An article has just been published detailing how Artificial Intelligence is helping to create better battery electrolytes, the component that transfers ions back and forth between the two battery electrodes.
One of the authors of the article is Shirley Meng, chief scientist at the Argonne Collaborative Center for Energy Storage Science (ACCESS), who commented that the development of electrolytes is a key to cheaper, longer lasting and more powerful batteries. For this it is necessary to try different substances. For example, switching from a nickel-containing oxide to a sulfur-based material as the primary component of the positive electrode of a lithium-ion battery could yield significant performance benefits and lower costs, but to do so requires figuring out how to retun the electrolyte.
They need to design electrolytes with the right chemical and electrochemical properties to enable optimal interface formation at the battery’s positive and negative electrodes, and to do this they get help from artificial intelligence (AI) that digitally searches through many more possible candidates, speeding up what had been a slow and laborious process of laboratory synthesis.

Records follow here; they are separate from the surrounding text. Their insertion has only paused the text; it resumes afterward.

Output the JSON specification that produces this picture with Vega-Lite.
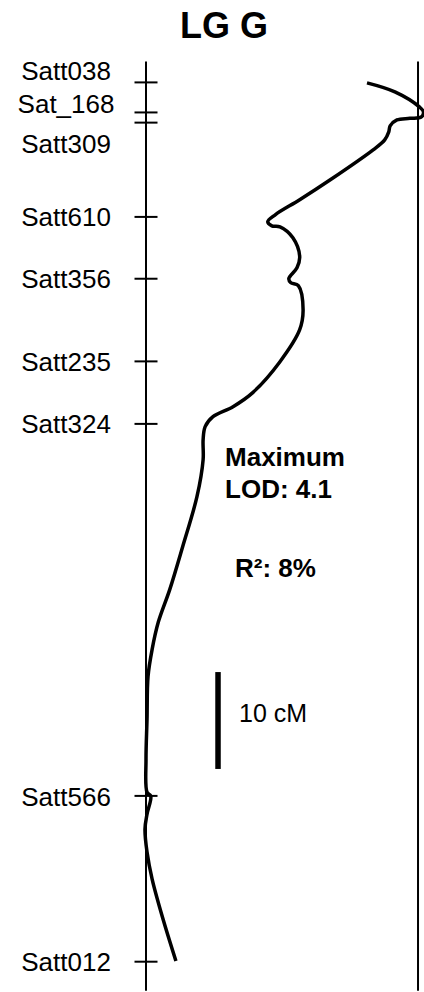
{
  "$schema": "https://vega.github.io/schema/vega-lite/v6.json",
  "width": 424,
  "height": 992,
  "autosize": {"type": "fit", "contains": "padding"},
  "padding": 0,
  "config": {"view": {"stroke": null}, "font": "Liberation Sans"},
  "datasets": {
    "markers": [
      {"marker": "Satt038", "pos": 0.05, "label_pos": -0.2},
      {"marker": "Sat_168", "pos": 3.15, "label_pos": 3.2},
      {"marker": "Satt309", "pos": 4.2, "label_pos": 7.32},
      {"marker": "Satt610", "pos": 13.93, "label_pos": 14.9},
      {"marker": "Satt356", "pos": 20.31, "label_pos": 21.29},
      {"marker": "Satt235", "pos": 28.84, "label_pos": 29.85},
      {"marker": "Satt324", "pos": 35.29, "label_pos": 36.24},
      {"marker": "Satt566", "pos": 73.68, "label_pos": 74.69},
      {"marker": "Satt012", "pos": 90.79, "label_pos": 91.8}
    ],
    "lines": [
      {"name": "linkage group", "lod": 0, "start": -2.1, "end": 93.8},
      {"name": "threshold", "lod": 4.0, "start": -2.1, "end": 93.8}
    ],
    "lod": [
      {"cM": 0.1, "lod": 3.25},
      {"cM": 1.03, "lod": 3.66},
      {"cM": 2.58, "lod": 4.02},
      {"cM": 3.09, "lod": 4.08},
      {"cM": 3.61, "lod": 4.05},
      {"cM": 3.76, "lod": 3.88},
      {"cM": 3.92, "lod": 3.69},
      {"cM": 4.54, "lod": 3.59},
      {"cM": 5.15, "lod": 3.57},
      {"cM": 5.98, "lod": 3.51},
      {"cM": 7.01, "lod": 3.34},
      {"cM": 10.1, "lod": 2.71},
      {"cM": 12.16, "lod": 2.26},
      {"cM": 13.71, "lod": 1.9},
      {"cM": 14.43, "lod": 1.79},
      {"cM": 14.85, "lod": 1.85},
      {"cM": 14.95, "lod": 1.97},
      {"cM": 16.08, "lod": 2.16},
      {"cM": 18.04, "lod": 2.26},
      {"cM": 19.18, "lod": 2.22},
      {"cM": 20.31, "lod": 2.1},
      {"cM": 20.72, "lod": 2.13},
      {"cM": 21.03, "lod": 2.24},
      {"cM": 23.51, "lod": 2.31},
      {"cM": 25.57, "lod": 2.26},
      {"cM": 28.87, "lod": 1.97},
      {"cM": 32.06, "lod": 1.57},
      {"cM": 33.51, "lod": 1.28},
      {"cM": 34.54, "lod": 0.985},
      {"cM": 35.57, "lod": 0.87},
      {"cM": 36.91, "lod": 0.84},
      {"cM": 38.97, "lod": 0.84},
      {"cM": 42.78, "lod": 0.75},
      {"cM": 47.94, "lod": 0.54},
      {"cM": 52.37, "lod": 0.35},
      {"cM": 55.77, "lod": 0.18},
      {"cM": 58.56, "lod": 0.09},
      {"cM": 61.34, "lod": 0.03},
      {"cM": 65.77, "lod": 0.015},
      {"cM": 69.9, "lod": 0.0},
      {"cM": 73.3, "lod": 0.015},
      {"cM": 73.71, "lod": 0.07},
      {"cM": 75.57, "lod": 0.015},
      {"cM": 77.11, "lod": -0.015},
      {"cM": 79.48, "lod": 0.015},
      {"cM": 82.27, "lod": 0.09},
      {"cM": 86.39, "lod": 0.25},
      {"cM": 90.72, "lod": 0.44}
    ]
  },
  "layer": [
    {
      "data": {"name": "lines"},
      "mark": {"type": "rule", "strokeWidth": 2, "color": "black"},
      "encoding": {
        "x": {"field": "lod", "type": "quantitative", "axis": null,
              "scale": {"domain": [-2.147, 4.088], "nice": false, "zero": false}},
        "y": {"field": "start", "type": "quantitative", "axis": null,
              "scale": {"domain": [-8.454, 93.814], "nice": false, "zero": false, "reverse": true}},
        "y2": {"field": "end"}
      }
    },
    {
      "data": {"name": "markers"},
      "mark": {"type": "tick", "orient": "horizontal", "size": 23, "thickness": 2, "color": "black", "opacity": 1},
      "encoding": {
        "x": {"datum": 0, "type": "quantitative", "axis": null},
        "y": {"field": "pos", "type": "quantitative", "axis": null}
      }
    },
    {
      "data": {"name": "markers"},
      "mark": {"type": "text", "fontSize": 26, "align": "center", "baseline": "alphabetic", "color": "black"},
      "encoding": {
        "x": {"datum": -1.176, "type": "quantitative", "axis": null},
        "y": {"field": "label_pos", "type": "quantitative", "axis": null},
        "text": {"field": "marker"}
      }
    },
    {
      "data": {"name": "lod"},
      "mark": {"type": "line", "strokeWidth": 3.5, "color": "black", "interpolate": "catmull-rom", "clip": true},
      "encoding": {
        "x": {"field": "lod", "type": "quantitative", "axis": null},
        "y": {"field": "cM", "type": "quantitative", "axis": null},
        "order": {"value": null}
      }
    },
    {
      "data": {"values": [{}]},
      "mark": {"type": "text", "text": "LG G", "fontSize": 36, "fontWeight": "bold", "align": "center", "baseline": "alphabetic", "color": "black"},
      "encoding": {
        "x": {"datum": 1.147, "type": "quantitative", "axis": null},
        "y": {"datum": -4.536, "type": "quantitative", "axis": null}
      }
    },
    {
      "data": {"values": [{}]},
      "mark": {"type": "text", "text": ["Maximum", "LOD: 4.1"], "lineHeight": 32, "fontSize": 26, "fontWeight": "bold", "align": "left", "baseline": "alphabetic", "color": "black"},
      "encoding": {
        "x": {"datum": 1.162, "type": "quantitative", "axis": null},
        "y": {"datum": 39.59, "type": "quantitative", "axis": null}
      }
    },
    {
      "data": {"values": [{}]},
      "mark": {"type": "text", "text": "R²: 8%", "fontSize": 26, "fontWeight": "bold", "align": "left", "baseline": "alphabetic", "color": "black"},
      "encoding": {
        "x": {"datum": 1.309, "type": "quantitative", "axis": null},
        "y": {"datum": 51.13, "type": "quantitative", "axis": null}
      }
    },
    {
      "data": {"values": [{}]},
      "mark": {"type": "text", "text": "10 cM", "fontSize": 25, "align": "left", "baseline": "alphabetic", "color": "black"},
      "encoding": {
        "x": {"datum": 1.368, "type": "quantitative", "axis": null},
        "y": {"datum": 66.08, "type": "quantitative", "axis": null}
      }
    },
    {
      "data": {"values": [{}]},
      "mark": {"type": "rule", "strokeWidth": 5.5, "color": "black"},
      "encoding": {
        "x": {"datum": 1.059, "type": "quantitative", "axis": null},
        "y": {"datum": 60.9, "type": "quantitative", "axis": null},
        "y2": {"datum": 70.9}
      }
    }
  ]
}
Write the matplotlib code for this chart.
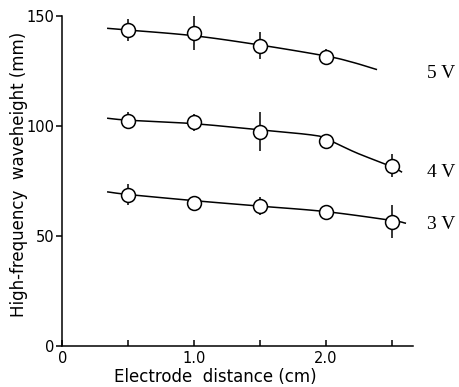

Thanks to AI, they are able to identify the best descriptors and characteristics that will allow the personalized design of various electrolytes for specific uses. Before they only managed to test several dozen a year, now they manage several thousand, since electrolytes have billions of possible combinations of components, and AI can act as an automated laboratory.
[…] machines can single-handedly perform increasingly refined and calibrated experiments to ultimately determine what combination of components will form the perfect electrolyte […] the machines can work around the clock and reduce the potential for human error.